Who did Saudi Arabia sell its oil to during WWII?

by yupko

Britain?

davratta

Great Britain got their oil from British Petroleum, which traces its origins back to the Anglo-Persian oil company that was founded before World War I. After WWI and the partition of the Ottoman Empire, BP expanded its operations into Kuwait and Iraq. So Britain did not buy any oil from Saudi Arabia during the WWII era.
Saudi Arabia did not begin to look for oil until after the Standard Oil Company of California (So Cal) began to produce oil on the island of Bahrain, in 1932. Saudi Arabia created a company called Aramco in 1933, to look for oil in Saudi Arabia.

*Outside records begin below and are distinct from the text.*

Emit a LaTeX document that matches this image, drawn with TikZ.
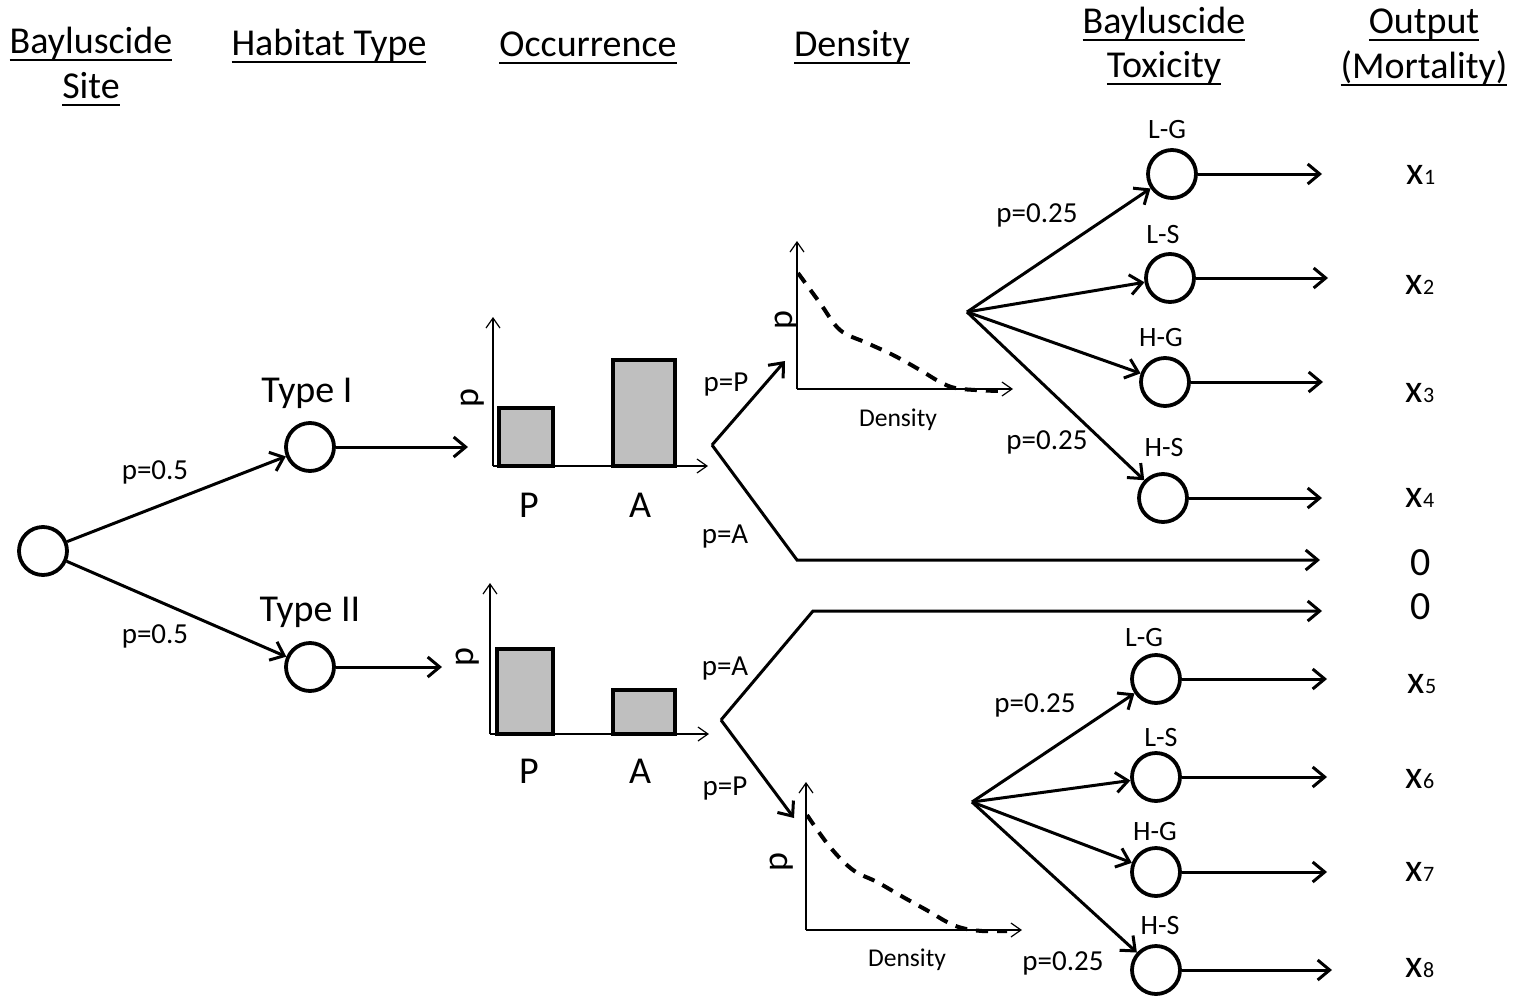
\documentclass[tikz,border=0pt]{standalone}
\usepackage{fontspec}
\setmainfont{Carlito}
\usetikzlibrary{arrows.meta}
\definecolor{barfill}{HTML}{BFBFBF}
\newcommand\myul[1]{\leavevmode\setbox0=\hbox{#1}\rlap{\rule[-0.22em]{\wd0}{1.2pt}}\box0}
\begin{document}
\begin{tikzpicture}[x=0.5pt,y=-0.5pt,
  state/.style={circle,draw,line width=1.9pt,minimum size=24pt,inner sep=0pt},
  conn/.style={line width=1.5pt,-{Straight Barb[length=6pt,width=10pt,line width=1.5pt]}},
  plain/.style={line width=1.5pt},
  axis/.style={line width=0.6pt,-{Straight Barb[length=5pt,width=7pt]}},
  bar/.style={draw,line width=2pt,fill=barfill},
  curve/.style={line width=2pt,dash pattern=on 6pt off 4.5pt},
  hdr/.style={font=\fontsize{19}{22}\selectfont,anchor=base,inner sep=0pt},
  big/.style={font=\fontsize{19}{22}\selectfont},
  zero/.style={font=\fontsize{20}{22}\selectfont},
  plab/.style={font=\fontsize{14.5}{16}\selectfont},
  tlab/.style={font=\fontsize{14}{16}\selectfont},
  small/.style={font=\fontsize{12.8}{14}\selectfont},
  ylab/.style={font=\fontsize{18}{20}\selectfont,rotate=90}
]
\useasboundingbox (0,0) rectangle (1516,996);

% headers
\node[hdr] (h1a) at (91,53) {\myul{Bayluscide}};
\node[hdr] (h1b) at (91,98) {\myul{Site}};
\node[hdr] (h2) at (329,55) {\myul{Habitat Type}};
\node[hdr] (h3) at (588,56) {\myul{Occurrence}};
\node[hdr] (h4) at (852,56) {\myul{Density}};
\node[hdr] (h5a) at (1164,33) {\myul{Bayluscide}};
\node[hdr] (h5b) at (1164,77) {\myul{Toxicity}};
\node[hdr] (h6a) at (1424,33) {\myul{Output}};
\node[hdr] (h6b) at (1424,78) {\myul{(Mortality)}};

% root and habitat
\node[state] (root) at (43,551) {};
\node[state] (t1) at (310,447) {};
\node[state] (t2) at (310,667) {};
\node[big] (t1l) at (307,393) {Type I};
\node[big] (t2l) at (310,612) {Type II};
\draw[conn] (root) -- (t1);
\draw[conn] (root) -- (t2);
\node[plab] (p05a) at (155,472) {p=0.5};
\node[plab] (p05b) at (155,636) {p=0.5};
\coordinate (o1) at (468,447);
\coordinate (o2) at (442,667);
\draw[conn] (t1) -- (o1);
\draw[conn] (t2) -- (o2);

% top bar chart
\draw[bar] (499,408) rectangle (553,466);
\draw[bar] (613,360) rectangle (675,466);
\coordinate (ba1) at (493,466);
\coordinate (ba1y) at (493,317);
\coordinate (ba1x) at (708,466);
\draw[axis] (ba1) -- (ba1y);
\draw[axis] (ba1) -- (ba1x);
\node[ylab] (bp1) at (473,398) {p};
\node[big] (bP1) at (529,505) {P};
\node[big] (bA1) at (640,505) {A};

% bottom bar chart
\draw[bar] (497,649) rectangle (553,734);
\draw[bar] (613,690) rectangle (675,734);
\coordinate (ba2) at (490,734);
\coordinate (ba2y) at (490,583);
\coordinate (ba2x) at (709,734);
\draw[axis] (ba2) -- (ba2y);
\draw[axis] (ba2) -- (ba2x);
\node[ylab] (bp2) at (468,657) {p};
\node[big] (bP2) at (529,771) {P};
\node[big] (bA2) at (640,771) {A};

% occurrence forks
\coordinate (f1) at (712,445);
\coordinate (d1) at (785,361);
\coordinate (c1) at (797,560);
\coordinate (z1) at (1320,560);
\draw[conn] (f1) -- (d1);
\draw[conn] (f1) -- (c1) -- (z1);
\node[plab] (pP1) at (726,385) {p=P};
\node[plab] (pA1) at (725,537) {p=A};

\coordinate (f2) at (721,720);
\coordinate (c2) at (813,611);
\coordinate (z2) at (1322,611);
\coordinate (d2) at (794,818);
\draw[conn] (f2) -- (c2) -- (z2);
\draw[conn] (f2) -- (d2);
\node[plab] (pA2) at (725,669) {p=A};
\node[plab] (pP2) at (725,789) {p=P};

% top density chart
\coordinate (da1) at (797,389);
\coordinate (da1y) at (797,241);
\coordinate (da1x) at (1013,389);
\draw[axis] (da1) -- (da1y);
\draw[axis] (da1) -- (da1x);
\draw[curve] plot[smooth,tension=0.6] coordinates {(798,273) (820,303) (840,330) (867,343) (893,355) (920,370) (940,382) (955,388) (975,390) (998,391)};
\node[ylab] (dp1) at (787,320) {p};
\node[small] (dl1) at (898,420) {Density};

% bottom density chart
\coordinate (da2) at (806,930);
\coordinate (da2y) at (806,782);
\coordinate (da2x) at (1022,930);
\draw[axis] (da2) -- (da2y);
\draw[axis] (da2) -- (da2x);
\draw[curve] plot[smooth,tension=0.6] coordinates {(807,815) (830,847) (853,870) (877,882) (903,897) (930,912) (947,922) (962,928) (982,931) (1007,931)};
\node[ylab] (dp2) at (782,862) {p};
\node[small] (dl2) at (907,960) {Density};

% toxicity top
\coordinate (g1) at (967,312);
\node[state] (a1) at (1172,174) {};
\node[state] (a2) at (1170,278) {};
\node[state] (a3) at (1165,382) {};
\node[state] (a4) at (1163,498) {};
\node[tlab] (a1l) at (1167,130) {L-G};
\node[tlab] (a2l) at (1163,235) {L-S};
\node[tlab] (a3l) at (1161,338) {H-G};
\node[tlab] (a4l) at (1164,448) {H-S};
\draw[conn] (g1) -- (a1);
\draw[conn] (g1) -- (a2);
\draw[conn] (g1) -- (a3);
\draw[conn] (g1) -- (a4);
\node[plab] (pq1) at (1037,215) {p=0.25};
\node[plab] (pq2) at (1047,442) {p=0.25};
\coordinate (ea1) at (1322,174);
\coordinate (ea2) at (1328,278);
\coordinate (ea3) at (1323,382);
\coordinate (ea4) at (1322,498);
\draw[conn] (a1) -- (ea1);
\draw[conn] (a2) -- (ea2);
\draw[conn] (a3) -- (ea3);
\draw[conn] (a4) -- (ea4);

% toxicity bottom
\coordinate (g2) at (972,802);
\node[state] (b1) at (1156,679) {};
\node[state] (b2) at (1156,777) {};
\node[state] (b3) at (1156,872) {};
\node[state] (b4) at (1156,970) {};
\node[tlab] (b1l) at (1144,638) {L-G};
\node[tlab] (b2l) at (1161,738) {L-S};
\node[tlab] (b3l) at (1155,832) {H-G};
\node[tlab] (b4l) at (1160,925) {H-S};
\draw[conn] (g2) -- (b1);
\draw[conn] (g2) -- (b2);
\draw[conn] (g2) -- (b3);
\draw[conn] (g2) -- (b4);
\node[plab] (pq3) at (1035,705) {p=0.25};
\node[plab] (pq4) at (1063,963) {p=0.25};
\coordinate (eb1) at (1327,679);
\coordinate (eb2) at (1327,777);
\coordinate (eb3) at (1327,872);
\coordinate (eb4) at (1332,970);
\draw[conn] (b1) -- (eb1);
\draw[conn] (b2) -- (eb2);
\draw[conn] (b3) -- (eb3);
\draw[conn] (b4) -- (eb4);

% outputs
\newcommand\outx[1]{{\fontsize{20}{22}\selectfont x}{\fontsize{11}{12}\selectfont #1}}
\node (x1) at (1421,175) {\outx{1}};
\node (x2) at (1420,285) {\outx{2}};
\node (x3) at (1420,393) {\outx{3}};
\node (x4) at (1420,498) {\outx{4}};
\node[zero] (o0a) at (1421,563) {0};
\node[zero] (o0b) at (1421,607) {0};
\node (x5) at (1422,684) {\outx{5}};
\node (x6) at (1420,779) {\outx{6}};
\node (x7) at (1420,872) {\outx{7}};
\node (x8) at (1420,968) {\outx{8}};
\end{tikzpicture}
\end{document}
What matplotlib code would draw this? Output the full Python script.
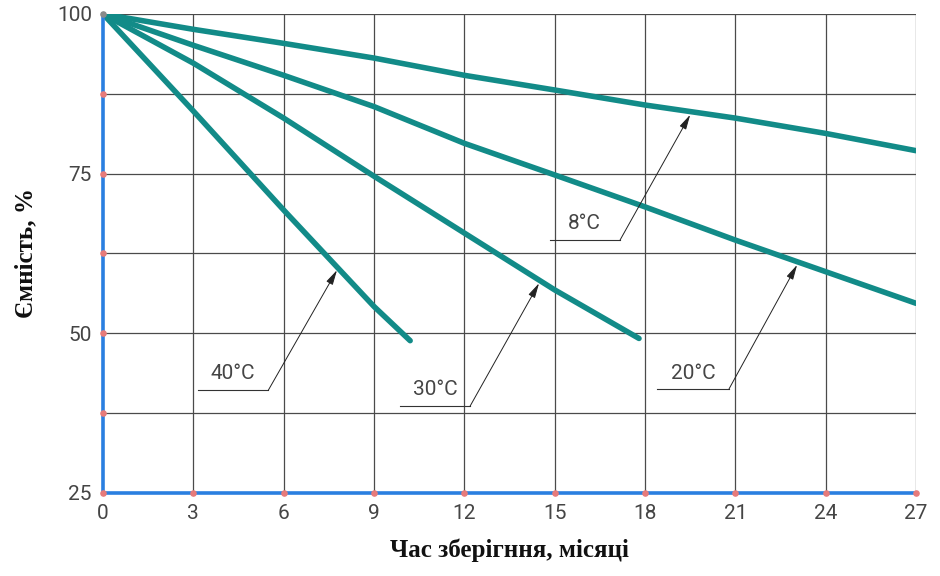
import numpy as np
import matplotlib
matplotlib.use("Agg")
import matplotlib.pyplot as plt

# Storage time, months
x_8 = [0, 3, 6, 9, 12, 15, 18, 21, 24, 27]
cap_8 = [100, 97.6, 95.4, 93.1, 90.4, 88.1, 85.75, 83.7, 81.3, 78.6]

x_20 = [0, 3, 6, 9, 12, 15, 18, 21, 24, 27]
cap_20 = [100, 95.1, 90.4, 85.5, 79.75, 74.8, 69.8, 64.6, 59.65, 54.7]

x_30 = [0, 3, 6, 9, 12, 15, 17.8]
cap_30 = [100, 92.3, 83.7, 74.6, 65.7, 56.8, 49.2]

x_40 = [0, 3, 6, 9, 10.2]
cap_40 = [100, 84.8, 69.3, 54.2, 48.85]

x_ticks = [0, 3, 6, 9, 12, 15, 18, 21, 24, 27]
y_grid = [25, 37.5, 50, 62.5, 75, 87.5, 100]
y_labels = [25, 50, 75, 100]

series = [
    ("8°C", x_8, cap_8),
    ("20°C", x_20, cap_20),
    ("30°C", x_30, cap_30),
    ("40°C", x_40, cap_40),
]

# callout: (underline start x, end x, y), arrow tip x, text centre
callouts = {
    "40°C": ((3.15, 5.49, 41.1), 7.77, (4.32, 43.7)),
    "30°C": ((9.86, 12.19, 38.6), 14.48, (11.03, 41.2)),
    "8°C": ((14.85, 17.17, 64.6), 19.5, (16.0, 67.2)),
    "20°C": ((18.4, 20.79, 41.3), 23.05, (19.6, 43.7)),
}

line_color = "#128b88"
grid_color = "#4a4a4a"
spine_color = "#2a7fe0"
dot_color = "#e77b7b"
text_color = "#454545"
num_family = ["Roboto", "DejaVu Sans"]
num_size = 15

fig = plt.figure(figsize=(9.4, 5.76), dpi=100)
ax = fig.add_axes([0.1096, 0.1441, 0.8649, 0.8316])
ax.set_xlim(0, 27)
ax.set_ylim(25, 100)

# grid
for xv in x_ticks[1:]:
    ax.axvline(xv, color=grid_color, lw=0.9, zorder=1)
for yv in y_grid[1:]:
    ax.axhline(yv, color=grid_color, lw=0.9, zorder=1)

for name, xs, ys in series:
    ax.plot(xs, ys, color=line_color, lw=4.0, solid_capstyle="round", zorder=3)

for name, xs, ys in series:
    (ux0, ux1, uy), tip_x, (tx, ty) = callouts[name]
    tip_y = float(np.interp(tip_x, xs, ys)) - 0.5
    ax.plot([ux0, ux1], [uy, uy], color="#333333", lw=0.8, zorder=4)
    ax.annotate("", xy=(tip_x, tip_y), xytext=(ux1, uy),
                arrowprops=dict(arrowstyle="-|>,head_length=0.9,head_width=0.22",
                                color="#222222", lw=0.7, shrinkA=0, shrinkB=0),
                zorder=4)
    ax.text(tx, ty, name, ha="center", va="center", fontsize=num_size,
            family=num_family, color=text_color, zorder=4)

# spines
for s in ("top", "right"):
    ax.spines[s].set_visible(False)
for s in ("left", "bottom"):
    ax.spines[s].set_color(spine_color)
    ax.spines[s].set_linewidth(2.6)
    ax.spines[s].set_zorder(5)

# dots at grid intersections along the axes
ax.scatter(x_ticks, [25] * len(x_ticks), s=14, color=dot_color, zorder=6, clip_on=False)
ax.scatter([0] * (len(y_grid) - 2), y_grid[1:-1], s=14, color=dot_color, zorder=6, clip_on=False)
ax.scatter([0], [100], s=14, color="#8a8a8a", zorder=6, clip_on=False)

ax.set_xticks(x_ticks)
ax.set_yticks(y_labels)
ax.tick_params(length=0, pad=8, labelcolor=text_color)
for lab in ax.get_xticklabels() + ax.get_yticklabels():
    lab.set_family(num_family)
    lab.set_fontsize(num_size)

ax.set_xlabel("Час зберігння, місяці", fontsize=18, fontweight="bold",
              family="Liberation Serif", labelpad=11, color="#111111")
ax.set_ylabel("Ємність, %", fontsize=18, fontweight="bold",
              family="Liberation Serif", labelpad=14, color="#111111")

fig.savefig("out.png", dpi=100, facecolor="white")
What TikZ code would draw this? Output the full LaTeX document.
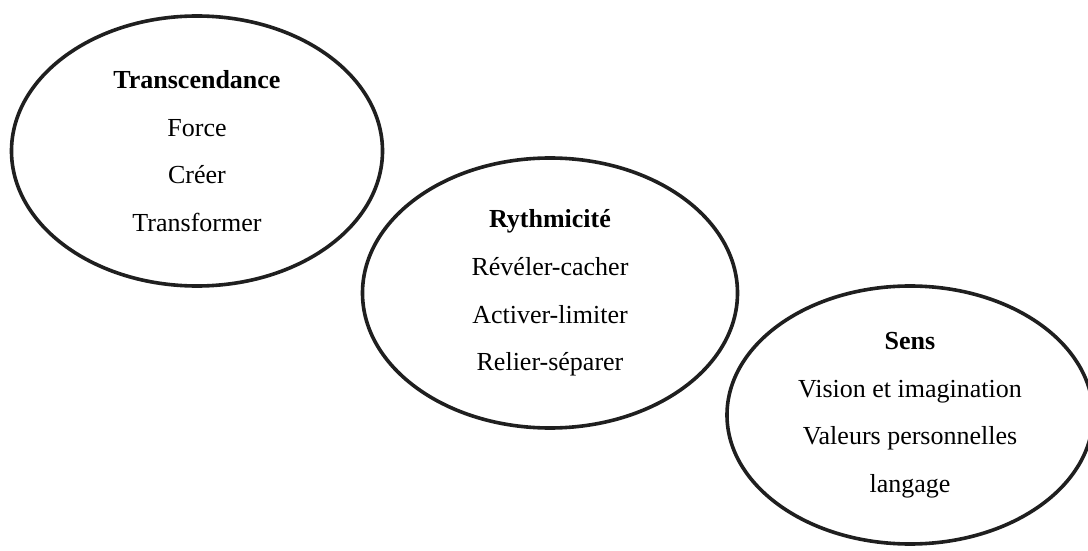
\documentclass[tikz,border=0pt]{standalone}
\usepackage{fontspec}
\setmainfont{Liberation Serif}
\usetikzlibrary{shapes.geometric}
\begin{document}
\begin{tikzpicture}[x=0.5pt,y=-0.5pt,
  bubble/.style={ellipse, draw=black!88, line width=1.8pt, inner sep=0pt, align=center,
    font=\fontsize{13}{23.8}\selectfont}]
\useasboundingbox (0,0) rectangle (1088,551);
\fill[white] (0,0) rectangle (1088,551);
\clip (0,0) rectangle (1088,551);
\node[bubble, minimum width=185.5pt, minimum height=135pt] (e1) at (197,151)
  {\textbf{Transcendance}\\Force\\Créer\\Transformer};
\node[bubble, minimum width=187.5pt, minimum height=135pt] (e2) at (550,293)
  {\textbf{Rythmicité}\\Révéler-cacher\\Activer-limiter\\Relier-séparer};
\node[bubble, minimum width=183pt, minimum height=129pt] (e3) at (910,415)
  {\textbf{Sens}\\Vision et imagination\\Valeurs personnelles\\langage};
\end{tikzpicture}
\end{document}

So Cal was their first investor and the first oil company to send geologists to look for oil. By 1936, no oil had been discovered yet and Aramco allowed So Cal to sell half of their stake to Texaco. Limited oil production began in 1938, but it was only 1500 barrels of oil a day. Production only increased very slowly during WW II and Saudi Arabia was NOT a major oil producer. In 1948, Exxon was allowed to buy into Aramco, and shortly there after, Mobil was allowed to invest in Aramco too. It wasn't until the early 1950s that the first really large oil field in Saudi Arabia was tapped. The Saudis sold their limited oil production during WWII to Texaco and So Cal, but they were not even in the top ten oil producing nations of the world during the 1940s.